Now, if we would replace the truncation in the key derivation of GCM (Eqs. (35) and (36)) by \(\mathsf {STH}\), we would get

$$\begin{aligned} k_1&= \mathsf {left}_{n/2}(E_k(\nu \Vert 0)) \parallel \mathsf {left}_{n/2}(E_k(\nu \Vert 1))\,,\\ k_2&= \mathsf {right}_{n/2}(E_k(\nu \Vert 0) \oplus E_k(\nu \Vert 1)) \parallel \mathsf {left}_{n/2}(E_k(\nu \Vert 2)) \end{aligned}$$

for the 128-bit keyed variant, and

$$\begin{aligned} k_1 =&\,\mathsf {left}_{n/2}(E_k(\nu \Vert 0)) \parallel \mathsf {left}_{n/2}(E_k(\nu \Vert 1))\,,\\ k_2 =&\,\mathsf {right}_{n/2}(E_k(\nu \Vert 0) \oplus E_k(\nu \Vert 1)) \parallel \\&\, \mathsf {left}_{n/2}(E_k(\nu \Vert 2)) \parallel \mathsf {left}_{n/2}(E_k(\nu \Vert 3)) \parallel \mathsf {right}_{n/2}(E_k(\nu \Vert 2) \oplus E_k(\nu \Vert 3)) \end{aligned}$$

for the 256-bit keyed variant. When we use \(\mathsf {STH}\), we see that for the derivation of a 256-bit subkey the underlying block cipher E is called three times instead of four times, and for the derivation of a 384-bit subkey it is called four times instead of six times. As for security, the original bound of Iwata and Seurin  [41] (see also [52, Theorem 3]) carries over with (37) replaced by

$$\begin{aligned} \mathbf {Adv}_{\mathsf {STH}_{n/2}}^{\mathrm {prf}}(2\cdot q) + \mathbf {Adv}_{E}^{\mathrm {prp}}(c\cdot q, t)\,, \end{aligned}$$

where \(c=3\) for the 128-bit keyed variant and \(c=4\) for the 256-bit keyed variant. As the PRF security of \(\mathsf {STH}_{n/2}\) (Theorem 1) is similar to the PRF security of truncation (Lemma 2), there is no significant loss in security. In particular, when we allow for a maximum advantage of \(2^{-32}\), we are able to derive approximately \(2^{64}\) different keys for both instantiations, even when \(t \gg 2^{64}\). Hence the security does not reduce when using the more efficient \(\mathsf {STH}\) version.
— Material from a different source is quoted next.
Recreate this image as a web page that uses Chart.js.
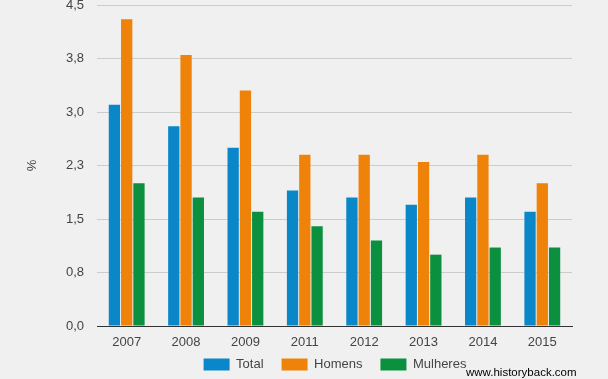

We conclude by noting that this only discusses the key derivation in isolation. As bijectivity in the key derivation is not an issue in the bigger picture of GCM-SIV, one can get away by simply taking untruncated block ciphers  [17]. However, there are many more applications where replacing block cipher evaluations by \(\mathsf {STH}\) truly lead to security gains, most notably Wegman-Carter and counter mode encryption, as also outlined in Sect. 1.